Le TF considère que l’évaluation faite par la juridiction cantonale doit être confirmée. La pratique dans le domaine de l’assurance militaire retient un taux d’atteinte à l’intégrité de 20% pour la perte des fonctions sexuelles et un taux variant entre 10% et 30% pour la schizophrénie (MAESCHI, op. cit., n° 26 ad art. 49; FRANZ SCHLAURI, Die Militärversicherung, in Schweizerisches Bundesverwaltungsrecht [SBVR], Soziale Sicherheit, 2e éd., 2007, n° 167 p. 1126). En cas d’atteintes multiples, le dédommagement de l’atteinte à l’intégrité ne résulte toutefois pas de la simple addition des taux afférents à chacune des atteintes. Il faut, bien plutôt, procéder à une appréciation globale de la diminution de la qualité de vie qui en résulte (MAESCHI, op. cit., n° 27 ad art. 49).

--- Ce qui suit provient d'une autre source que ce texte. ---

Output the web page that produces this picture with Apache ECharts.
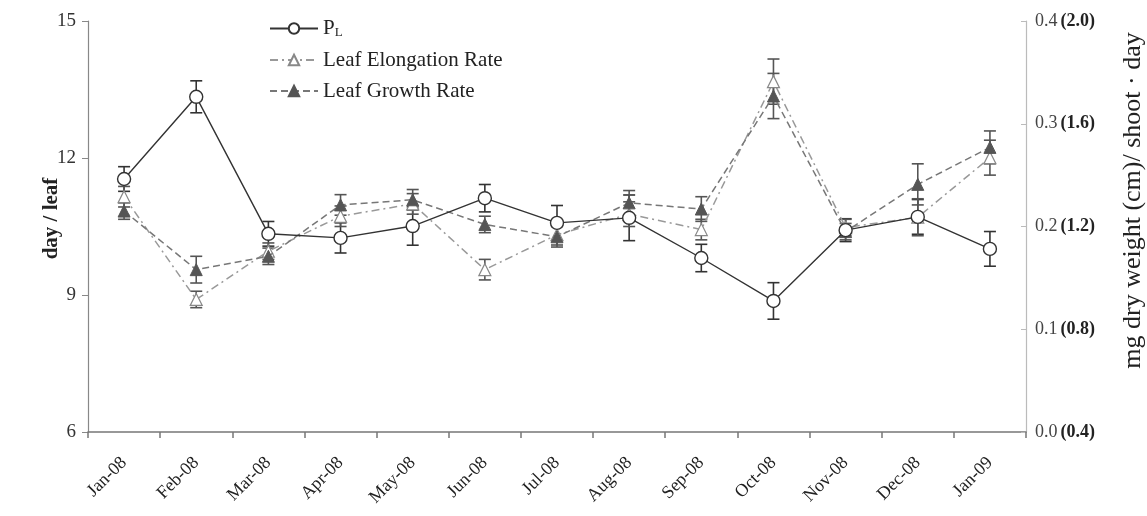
<!DOCTYPE html>
<html>
<head>
<meta charset="utf-8">
<script src="https://cdn.jsdelivr.net/npm/echarts@6/dist/echarts.min.js"></script>
<style>html,body{margin:0;padding:0;background:#fff;}#c{width:1147px;height:516px;}</style>
</head>
<body>
<div id="c"></div>
<script>
const categories = ['Jan-08','Feb-08','Mar-08','Apr-08','May-08','Jun-08','Jul-08','Aug-08','Sep-08','Oct-08','Nov-08','Dec-08','Jan-09'];
const pl = [11.54, 13.34, 10.34, 10.25, 10.51, 11.12, 10.58, 10.69, 9.81, 8.87, 10.42, 10.71, 10.01];
const plErr = [0.27, 0.35, 0.27, 0.33, 0.42, 0.30, 0.38, 0.50, 0.30, 0.40, 0.25, 0.38, 0.38];
const elong = [0.229, 0.129, 0.176, 0.210, 0.222, 0.158, 0.192, 0.212, 0.197, 0.341, 0.199, 0.209, 0.267];
const elongErr = [0.010, 0.008, 0.008, 0.010, 0.010, 0.010, 0.010, 0.012, 0.010, 0.022, 0.008, 0.018, 0.017];
const growth = [0.215, 0.158, 0.171, 0.221, 0.226, 0.202, 0.190, 0.223, 0.217, 0.327, 0.195, 0.241, 0.277];
const growthErr = [0.008, 0.013, 0.008, 0.010, 0.010, 0.008, 0.010, 0.012, 0.012, 0.022, 0.008, 0.020, 0.016];
const leftTicks = [6, 9, 12, 15];
const rightTickLabels = ['0.0', '0.1', '0.2', '0.3', '0.4'];
const rightTickAlt = ['(0.4)', '(0.8)', '(1.2)', '(1.6)', '(2.0)'];

const SERIF = 'Liberation Serif, Times New Roman, serif';
const chart = echarts.init(document.getElementById('c'));

function errSeries(name, vals, errs, yIndex, color) {
  return {
    type: 'custom', name: name + ' err', yAxisIndex: yIndex, z: 1, silent: true,
    data: categories.map((c, i) => [i, vals[i], errs[i]]),
    renderItem: function (params, api) {
      const x = api.value(0), y = api.value(1), e = api.value(2);
      const hi = api.coord([x, y + e]);
      const lo = api.coord([x, y - e]);
      const w = 6;
      const st = { stroke: color, lineWidth: 1.6 };
      return { type: 'group', children: [
        { type: 'line', shape: { x1: hi[0], y1: hi[1], x2: lo[0], y2: lo[1] }, style: st },
        { type: 'line', shape: { x1: hi[0] - w, y1: hi[1], x2: hi[0] + w, y2: hi[1] }, style: st },
        { type: 'line', shape: { x1: lo[0] - w, y1: lo[1], x2: lo[0] + w, y2: lo[1] }, style: st }
      ]};
    }
  };
}

chart.setOption({
  animation: false,
  backgroundColor: '#fff',
  grid: { left: 88, right: 121, top: 21, bottom: 84, containLabel: false, outerBoundsMode: 'none' },
  legend: {
    left: 264, top: 13, orient: 'vertical', itemWidth: 48, itemHeight: 13, itemGap: 10,
    data: ['PL', 'Leaf Elongation Rate', 'Leaf Growth Rate'],
    formatter: function (n) { return n === 'PL' ? '{p|P}{s|L}' : '{t|' + n + '}'; },
    textStyle: {
      fontFamily: SERIF, fontSize: 21, color: '#222',
      rich: {
        p: { fontFamily: SERIF, fontSize: 21, color: '#222' },
        s: { fontFamily: SERIF, fontSize: 13, color: '#222', verticalAlign: 'bottom', padding: [9, 0, 0, 0] },
        t: { fontFamily: SERIF, fontSize: 21, color: '#222' }
      }
    }
  },
  xAxis: {
    type: 'category', data: categories, boundaryGap: true,
    axisLine: { lineStyle: { color: '#777', width: 1.6 } },
    axisTick: { show: true, length: 6, lineStyle: { color: '#777', width: 1.5 } },
    axisLabel: { rotate: 45, margin: 28, fontFamily: SERIF, fontSize: 18, color: '#222' }
  },
  yAxis: [
    {
      type: 'value', min: 6, max: 15, interval: 3, position: 'left',
      name: 'day / leaf', nameLocation: 'middle', nameGap: 26, nameMoveOverlap: false,
      nameTextStyle: { fontFamily: SERIF, fontSize: 21, fontWeight: 'bold', color: '#222', padding: [0, 0, 0, 16] },
      axisLine: { show: true, lineStyle: { color: '#888', width: 1.2 } },
      axisTick: { show: true, length: 6, lineStyle: { color: '#888' } },
      axisLabel: { margin: 12, fontFamily: SERIF, fontSize: 19, color: '#333' },
      splitLine: { show: false }
    },
    {
      type: 'value', min: 0, max: 0.4, interval: 0.1, position: 'right',
      name: 'mg dry weight (cm)/ shoot \u00b7 day', nameLocation: 'middle', nameGap: 94, nameRotate: 90, nameMoveOverlap: false,
      nameTextStyle: { fontFamily: SERIF, fontSize: 26, color: '#222', padding: [0, 0, 0, 52] },
      axisLine: { show: true, lineStyle: { color: '#bbb', width: 1.2 } },
      axisTick: { show: true, inside: true, length: 5, lineStyle: { color: '#bbb' } },
      axisLabel: {
        margin: 9, fontFamily: SERIF, fontSize: 18, color: '#333',
        formatter: function (v) {
          const i = Math.round(v * 10);
          return '{n|' + rightTickLabels[i] + '}{b|' + rightTickAlt[i] + '}';
        },
        rich: {
          n: { fontFamily: SERIF, fontSize: 18, color: '#444', padding: [0, 3, 0, 0] },
          b: { fontFamily: SERIF, fontSize: 18, color: '#222', fontWeight: 'bold' }
        }
      },
      splitLine: { show: false }
    }
  ],
  series: [
    errSeries('PL', pl, plErr, 0, '#333'),
    errSeries('Leaf Elongation Rate', elong, elongErr, 1, '#555'),
    errSeries('Leaf Growth Rate', growth, growthErr, 1, '#555'),
    {
      name: 'Leaf Elongation Rate', type: 'line', yAxisIndex: 1, z: 3, data: elong,
      symbol: 'triangle', symbolSize: 12,
      lineStyle: { color: '#999', width: 1.5, type: [8, 4, 2, 4] },
      itemStyle: { color: '#fff', borderColor: '#888', borderWidth: 1.2 }
    },
    {
      name: 'Leaf Growth Rate', type: 'line', yAxisIndex: 1, z: 4, data: growth,
      symbol: 'triangle', symbolSize: 12,
      lineStyle: { color: '#777', width: 1.5, type: [7, 4] },
      itemStyle: { color: '#555', borderColor: '#555', borderWidth: 1 }
    },
    {
      name: 'PL', type: 'line', yAxisIndex: 0, z: 5, data: pl,
      symbol: 'circle', symbolSize: 13,
      lineStyle: { color: '#333', width: 1.4 },
      itemStyle: { color: '#fff', borderColor: '#333', borderWidth: 1.4 }
    }
  ]
});
</script>
</body>
</html>
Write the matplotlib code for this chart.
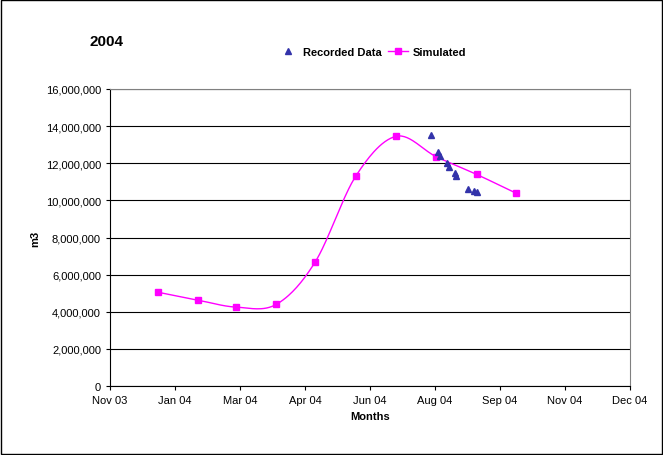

Cela vaut tout particulièrement lorsque les atteintes interfèrent les unes avec les autres et ne sont de ce fait pas clairement séparables (REINHARD PERREN, MV-Leistungen, in: Recht der Sozialen Sicherheit, Sozialversicherungen, Opferhilfe, Sozialhilfe, 2014, p. 838 n. 23.116).

Contrairement aux souhaits de l’assuré dans son recours, le TF rappelle que les règles d’évaluation, ainsi que la forme du dédommagement de l’atteinte à l’intégrité prévus par l’assurance militaire diffèrent de ceux de l’assurance-accidents obligatoire. Ainsi, dans l’assurance-accidents, l’atteinte à l’intégrité est évaluée de manière abstraite et égale pour tous les assurés (ATF 113 V 218 consid. 4b p. 221). On ne peut pas transposer en l’espèce – que ce soit dans l’assurance militaire ou l’assurance-accidents – les taux applicables en cas de perte des organes génitaux (ou de leur fonction) ou de la capacité de reproduction. Le recourant ne peut donc rien déduire en sa faveur du taux de 40% reconnu dans l’assurance-accidents obligatoire en cas de perte de la fonction reproductive.

 

Le TF rejette le recours de l’assuré.